I’d always assumed that the mere fact that the offender was on bail at the time of offending is not an aggravating feature itself; rather it’s a matter to be considered when looking at other factors particular to the offender such as remorse, prospects for rehabilitation and so on.

The Judicial College’s Sentencing Manual points to a case of Basso & Frazzetto (1999) 108 A Crim R 392 that says otherwise.
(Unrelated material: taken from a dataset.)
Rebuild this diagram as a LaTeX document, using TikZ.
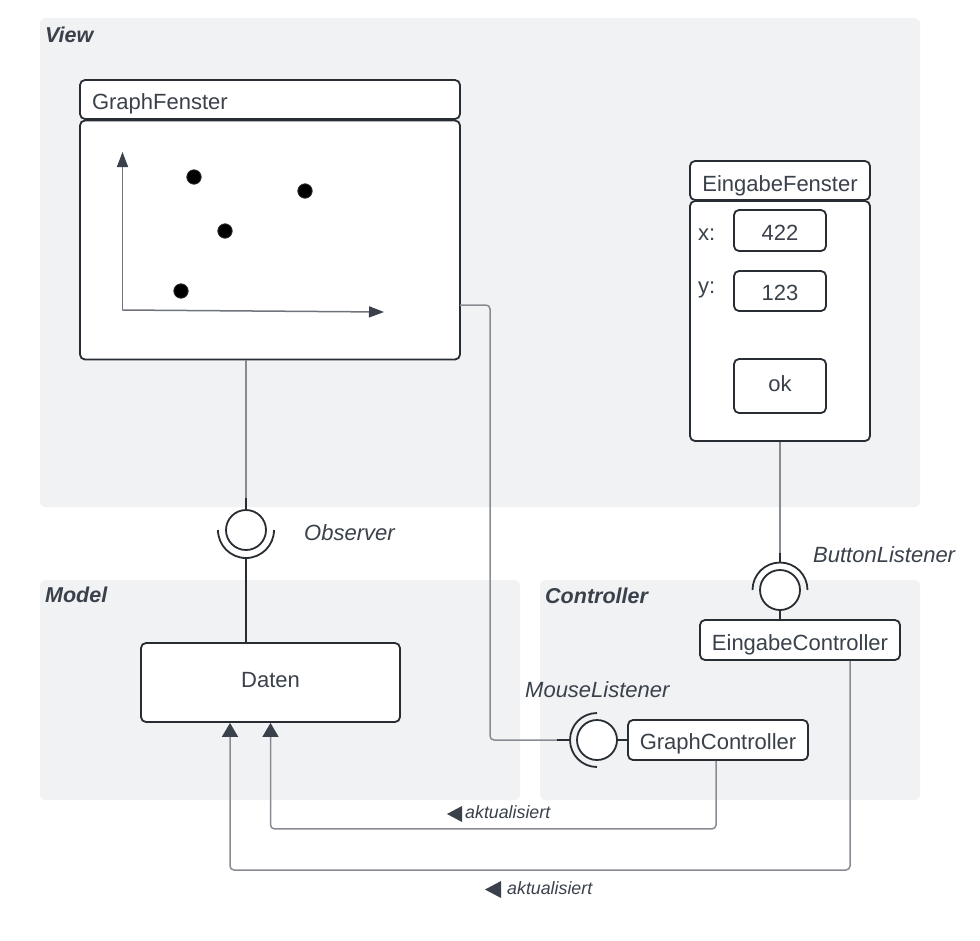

In that case Chernov JA said (Batt and Charles JJA agreeing) at 21:

The approach by this Court, albeit often unstated in terms, has been to regard the commission of an offence whilst the offender is on bail as an aggravating factor. In R. v. Storey [1998] 1 V.R.359, for example, this Court considered, inter alia, the issues of the onus and standard of proof in sentencing. Winneke, P., Brooking and Hayne, JJ.A. and Southwell, A.J.A. recognised, at 365, that the fact that the offence was committed whilst the offender was on bail, could be described as a “circumstance of the offender”. At 366, however, their Honours rejected the utility of drawing a distinction between circumstances of the offender and those of the offence as a basis for “recognising proof of facts which bear upon sentence”. A relevant distinction, they said at 369, was between circumstances adverse to the offender (aggravating factors) and circumstances in favour of the offender (mitigating factors). It would follow that since the fact of the commission of an offence during the period of bail is against the interests of the offender for sentencing purposes, it is to be treated as an aggravating factor.